Read side scales easier with replicas and caching, so write DB capacity and consistency become the main challenge.
- Horizontal scaling: Add more write service instances behind a load balancer.
- Database sharding: Split write DB by user or domain to reduce contention.
- Read replicas: Use multiple read-only DB replicas to handle query load.
- Caching: Use in-memory caches (Redis) or search engines (ElasticSearch) for fast reads.
- Event streaming: Use message brokers (Kafka) for reliable async data sync between write and read models.
- Conflict resolution: Implement eventual consistency and handle conflicts gracefully.

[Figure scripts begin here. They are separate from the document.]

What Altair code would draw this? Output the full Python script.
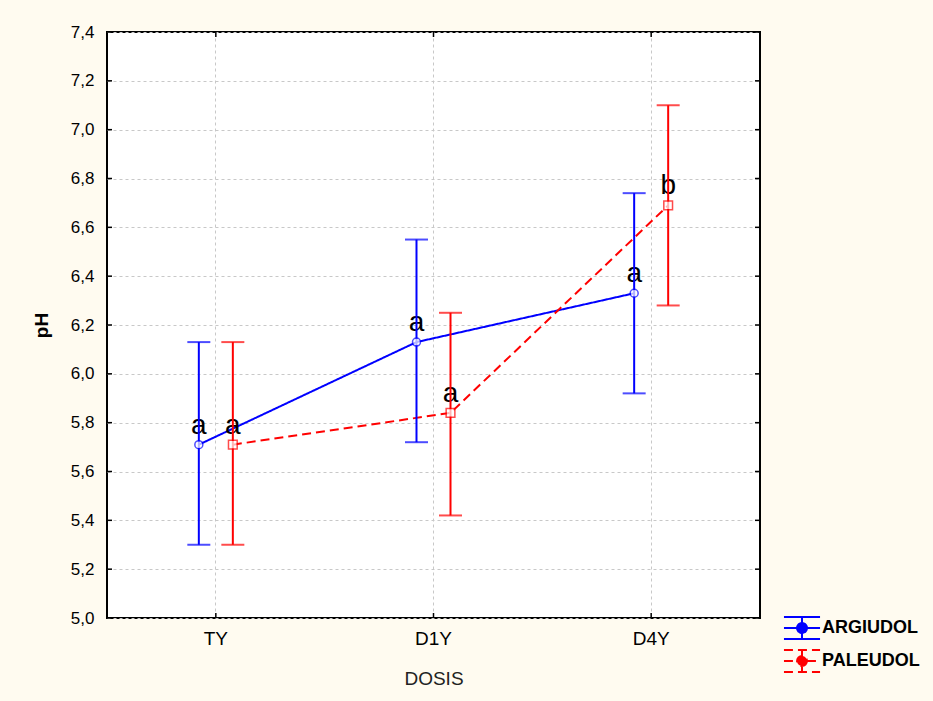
import altair as alt
import pandas as pd

# ---------------- data ----------------
dosis = ["TY", "D1Y", "D4Y"]
suelos = ["ARGIUDOL", "PALEUDOL"]

media_argiudol = [5.71, 6.13, 6.33]
inf_argiudol = [5.30, 5.72, 5.92]
sup_argiudol = [6.13, 6.55, 6.74]
letras_argiudol = ["a", "a", "a"]

media_paleudol = [5.71, 5.84, 6.69]
inf_paleudol = [5.30, 5.42, 6.28]
sup_paleudol = [6.13, 6.25, 7.10]
letras_paleudol = ["a", "a", "b"]

y_ticks = [5.0, 5.2, 5.4, 5.6, 5.8, 6.0, 6.2, 6.4, 6.6, 6.8, 7.0, 7.2, 7.4]

rows = []
for suelo, med, lo, hi, let in [
    ("ARGIUDOL", media_argiudol, inf_argiudol, sup_argiudol, letras_argiudol),
    ("PALEUDOL", media_paleudol, inf_paleudol, sup_paleudol, letras_paleudol),
]:
    for d, m, l, h, t in zip(dosis, med, lo, hi, let):
        rows.append({"Dosis": d, "Suelo": suelo, "media": m, "inf": l, "sup": h, "letra": t})
df = pd.DataFrame(rows)
df_ticks = pd.DataFrame({"v": y_ticks})
df_dosis = pd.DataFrame({"Dosis": dosis})

FONT = "Liberation Sans"
W, H = 653, 586
COLORS = ["#0000ff", "#ff0000"]

# ---------------- scales / axes ----------------
x_scale = alt.Scale(domain=dosis, paddingInner=0, paddingOuter=0)
y_scale = alt.Scale(domain=[5.0, 7.4], zero=False, nice=False)
color_scale = alt.Scale(domain=suelos, range=COLORS)
# offset sub-bands: empty slots on both sides keep the two soils close to the centre
offset_domain = ["_l1", "_l2"] + suelos + ["_r1", "_r2"]

x_axis = alt.Axis(grid=True, labelAngle=0, labelFontSize=19, labelPadding=11,
                  titleFontSize=19, titleFontWeight="normal", titleColor="#222222",
                  titleY=51, titleBaseline="top")
y_axis = alt.Axis(values=y_ticks, grid=True, labelFontSize=17, labelPadding=13,
                  labelExpr="replace(format(datum.value, '.1f'), '.', ',')",
                  titleFontSize=19, titleFontWeight="bold", titleColor="black",
                  titleX=-66, titleBaseline="middle")


def X():
    return alt.X("Dosis:N", sort=dosis, scale=x_scale, axis=x_axis, title="DOSIS")


def Y(field):
    return alt.Y(f"{field}:Q", scale=y_scale, axis=y_axis, title="pH")


xoff = alt.XOffset("Suelo:N", scale=alt.Scale(domain=offset_domain, paddingInner=0, paddingOuter=0.2))
color_noleg = alt.Color("Suelo:N", scale=color_scale, legend=None)

# legend glyph (error bar + marker) as a symbol path (1 unit = 11 px)
glyph = ("M-1.64,-1H1.64M-1.64,1H1.64M0,-1V-0.45M0,0.45V1M-1.64,0H-0.45M0.45,0H1.64"
         "M0.45,0A0.45,0.45,0,1,1,-0.45,0A0.45,0.45,0,1,1,0.45,0Z")
legend_cfg = alt.Legend(
    title=None, orient="none", legendX=683, legendY=584, padding=0,
    symbolType=glyph, symbolSize=484, symbolStrokeWidth=2, symbolFillColor="white",
    symbolDash=[1, 0],
    labelFont=FONT, labelFontSize=18, labelFontWeight="bold", labelColor="black",
    labelOffset=8, rowPadding=3,
)

base = alt.Chart(df)

# labels "a"/"b"
letters = base.mark_text(font=FONT, fontSize=28, color="black", baseline="alphabetic", dy=-11).encode(
    x=X(), xOffset=xoff, y=Y("media"), text="letra:N"
)

lines = base.mark_line(strokeWidth=2).encode(
    x=X(), xOffset=xoff, y=Y("media"),
    color=alt.Color("Suelo:N", scale=color_scale, legend=legend_cfg),
    strokeDash=alt.StrokeDash("Suelo:N", scale=alt.Scale(domain=suelos, range=[[1, 0], [9, 5]]), legend=None),
)

bars = base.mark_rule(strokeWidth=2).encode(
    x=X(), xOffset=xoff, y=Y("inf"), y2="sup:Q", color=color_noleg,
)
cap_lo = base.mark_tick(orient="horizontal", size=23, thickness=2).encode(
    x=X(), xOffset=xoff, y=Y("inf"), color=color_noleg
)
cap_hi = base.mark_tick(orient="horizontal", size=23, thickness=2).encode(
    x=X(), xOffset=xoff, y=Y("sup"), color=color_noleg
)

points_a = base.mark_point(shape="circle", size=64, filled=False, fill="white", strokeWidth=1.5).encode(
    x=X(), xOffset=xoff, y=Y("media"), color=color_noleg,
).transform_filter(alt.datum.Suelo == "ARGIUDOL")
points_p = base.mark_point(shape="square", size=76, filled=False, fill="white", strokeWidth=1.5).encode(
    x=X(), xOffset=xoff, y=Y("media"), color=color_noleg,
).transform_filter(alt.datum.Suelo == "PALEUDOL")

# inner tick marks on the frame
tk = alt.Chart(df_ticks)
tick_left = tk.mark_rule(color="black", strokeWidth=1.5).encode(y=Y("v"), x=alt.value(0), x2=alt.value(5))
tick_right = tk.mark_rule(color="black", strokeWidth=1.5).encode(y=Y("v"), x=alt.value(W - 5), x2=alt.value(W))
dk = alt.Chart(df_dosis)
tick_top = dk.mark_rule(color="black", strokeWidth=1.5).encode(x=X(), y=alt.value(0), y2=alt.value(5))
tick_bot = dk.mark_rule(color="black", strokeWidth=1.5).encode(x=X(), y=alt.value(H - 5), y2=alt.value(H))

chart = alt.layer(
    lines, letters, bars, cap_lo, cap_hi, points_a, points_p,
    tick_left, tick_right, tick_top, tick_bot,
).properties(
    width=W, height=H,
    autosize=alt.AutoSizeParams(type="none"),
    padding={"left": 107, "top": 32, "right": 173, "bottom": 83},
    background="#fffbf0",
).configure_view(
    stroke="black", strokeWidth=2, fill="white"
).configure_axis(
    gridColor="#c8c8c8", gridDash=[3, 3], gridWidth=1, domain=False, ticks=False, tickSize=0,
    labelFont=FONT, titleFont=FONT, labelColor="black",
)

chart.save("out.html", embed_options={"renderer": "svg", "actions": False})
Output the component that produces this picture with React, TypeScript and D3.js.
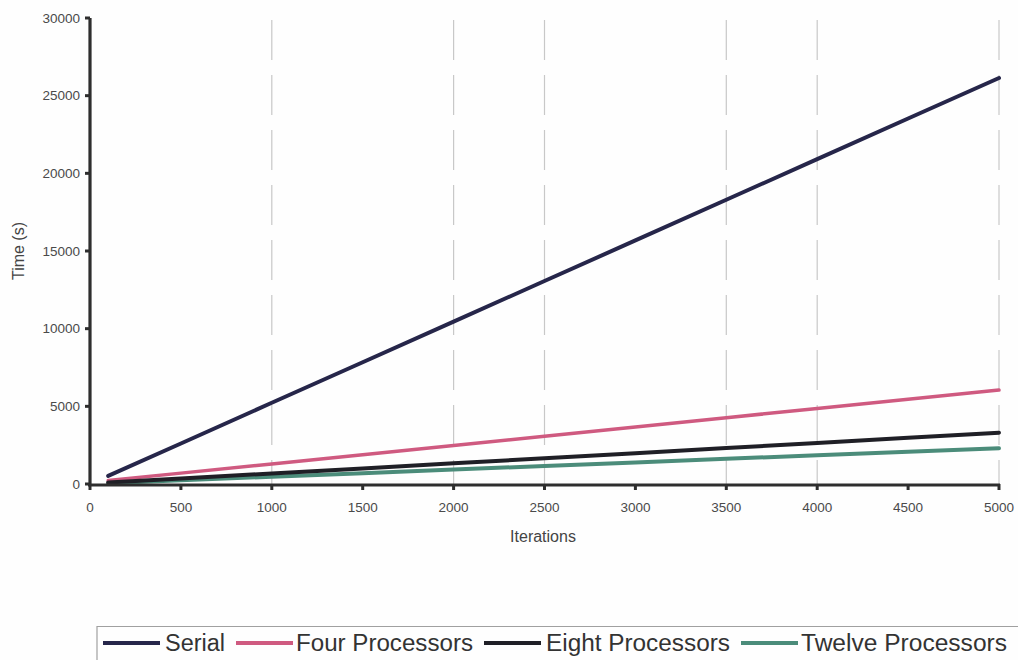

- Geo-distribution: Deploy services and DB shards in multiple regions for latency and availability.
Assuming 1M users with 10,000 requests per second (RPS) total:
- Write QPS: ~1000 (assuming 10% writes)
- Read QPS: ~9000 (read-heavy)
- Write DB: Needs to handle ~1000 transactions/sec, requires sharding or strong scaling
- Read DB replicas: Each can handle ~5000 QPS, so 2 replicas suffice
- Cache: Redis can handle 100K ops/sec, enough for read caching
- Network bandwidth: 1 Gbps (~125 MB/s) sufficient for event streaming and API traffic
- Storage: Write DB stores all commands, estimate 1 KB per write -> ~1 MB/s write storage growth
Start by explaining the separation of write and read models in CQRS and why it helps scaling.
Discuss bottlenecks on the write side first, then how read replicas and caching improve read scalability.
Mention event streaming for syncing data and eventual consistency trade-offs.
Finally, talk about sharding and geo-distribution for very large scale.
Your database handles 1000 QPS. Traffic grows 10x. What do you do first?
Answer: Introduce database sharding or add write DB replicas with partitioning to distribute load, because a single DB cannot handle 10,000 QPS reliably.